An article [nsb0X] (Bruno Serrano Navarro: “Bandera y emblema de las > culturas andinas” (=in English: “Flag and emblem of the Andean > cultures”) Revista Serindígena (2005?), quoted by Jaume Ollé on 29 Jun 2008 and available archived online also states the following:

Durante muchos años la colonia española prohibió la sagrada Whipala que hoy vuelve a ser reconocida y comprendida a pesar de las eras de persecución y el intento de borrar su significado. <...>
La Whipala está compuesta de 49 espacios con los siete colores del arco iris. En el centro está atravesada por una franja de siete cuadrados blancos

(my translation:)
For many years, the Spanish colony forbid the sacred wiphala, which today is again recognized and understood in spite of the times of oppression and drive to erase its meaning.<...>
The wiphala is made of 49 areas with the seven colors of the rainbow.
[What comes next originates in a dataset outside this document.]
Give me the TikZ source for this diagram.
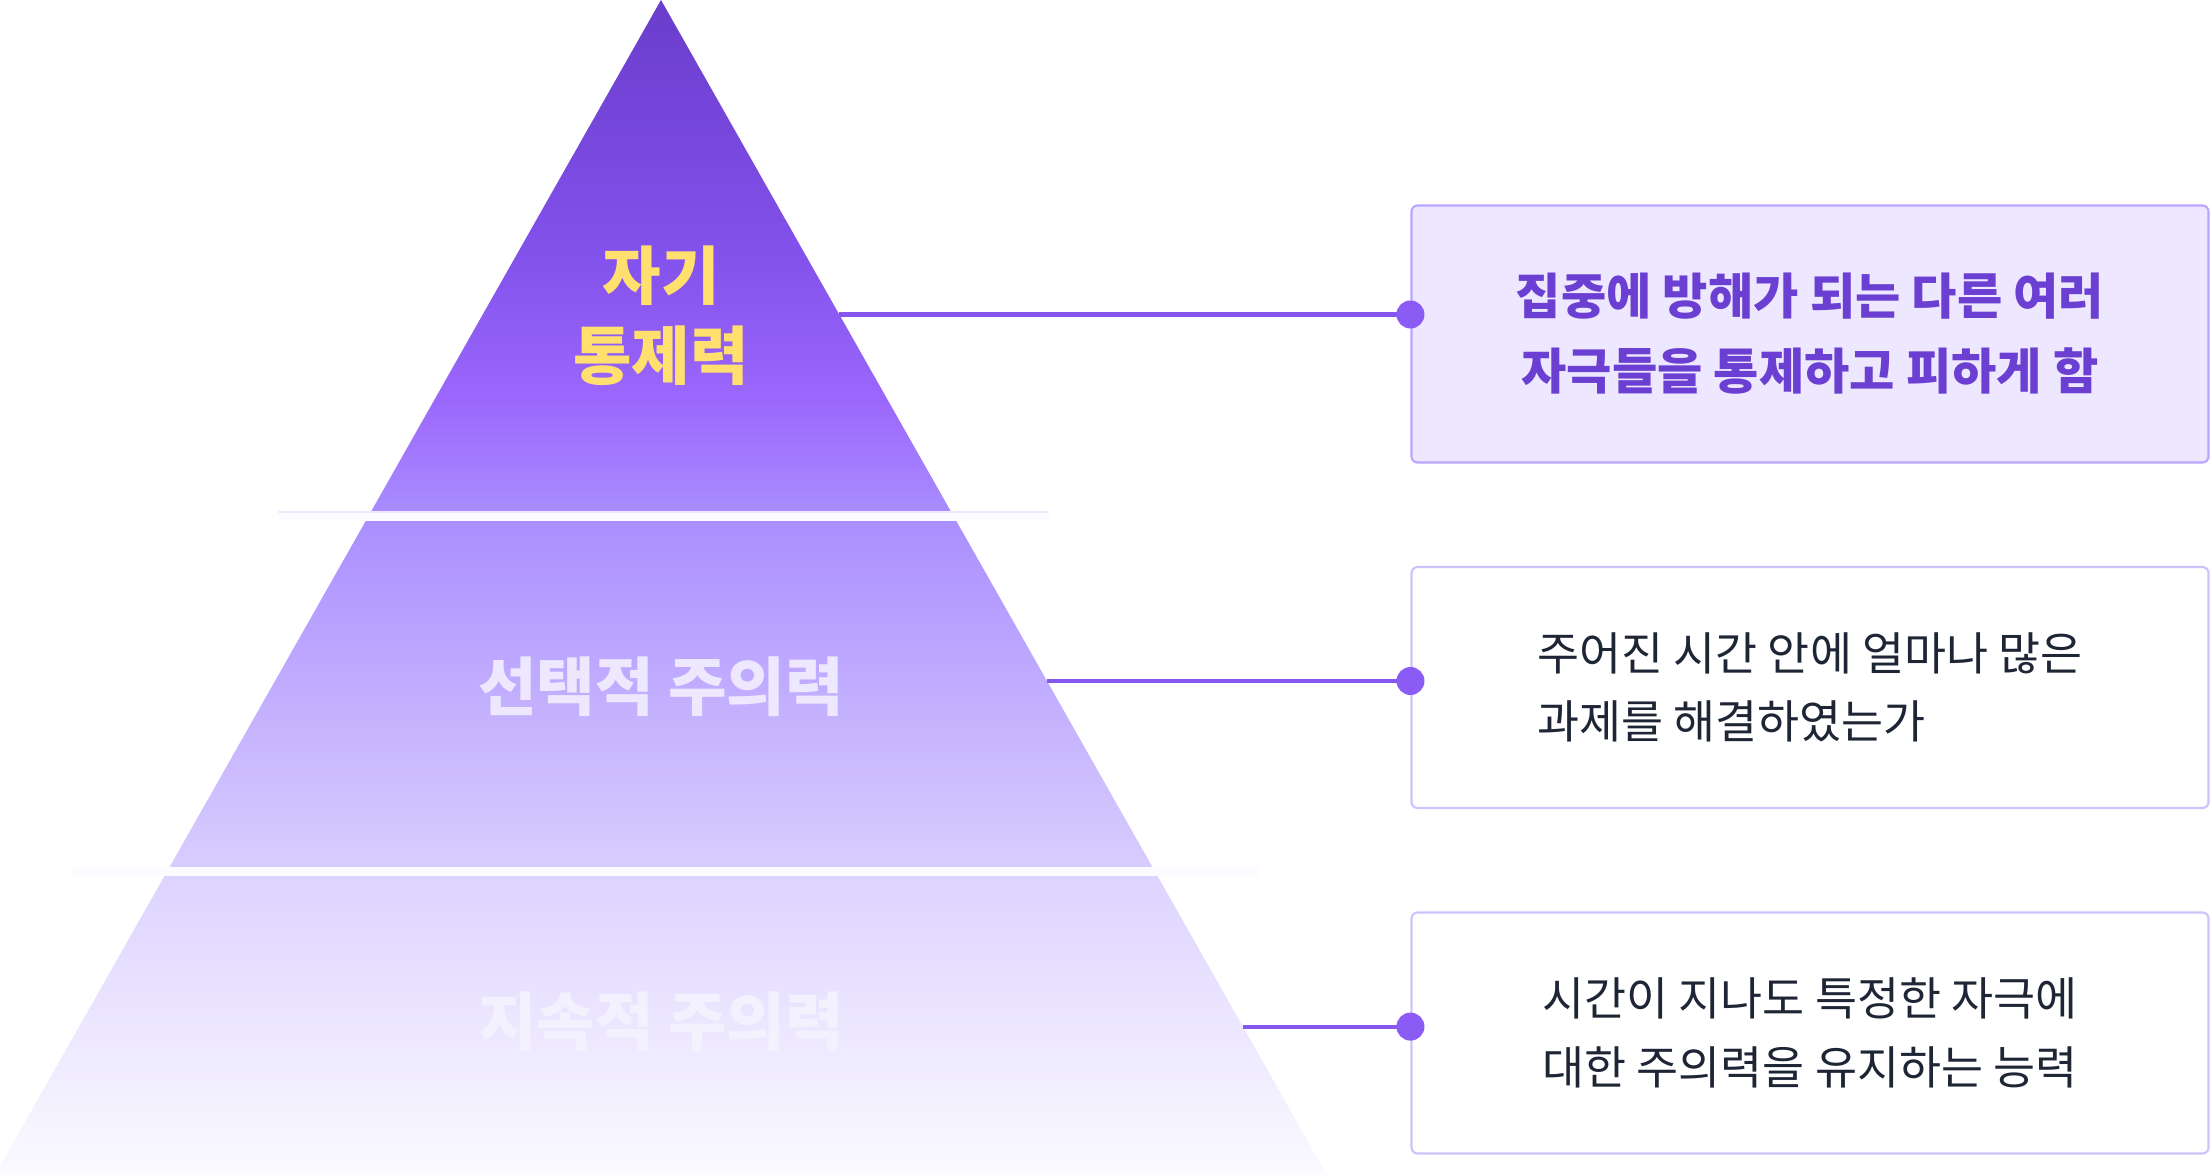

On the middle it is crossed by a striped with seven white squares.
António Martins, 27 October 2017


Variant with 14×14-square chakana

[flag] image by António Martins, 30 October 2017

On photos (here and here) of a MAS (Bolivian party) rally in early 2017, among a few Bolivian tricolors, many party flags, and a couple of regular 7×7 yellow-diagonal (Qulla Suyu) wiphalas, we can see two unusual checkered flags: This one and a 14×14 square flag with all four rotations of the Qulla Suyu pattern stitched together (with the original at top fly), creating a sort of very compact (lozenge) chakana as outlined by the white squares (as an extended version of this one), leaving a 2×2-squares yellow center and four single green squares at the corners. It seems to be made of four flags stitched together, probably printed: not likely these are appliquéd, although it’s also possible. The result is a pattern that clearly refers to the Qulla Suyu flag and includes the chakana symbol in kaleidoscopic superimposition/stacking — from an orange-outlined 2+4+4+2-square chakana at the center outwards to a white-outlined 2+4+6+8+10+12+14+12+10+8+6+4+2-square chakana.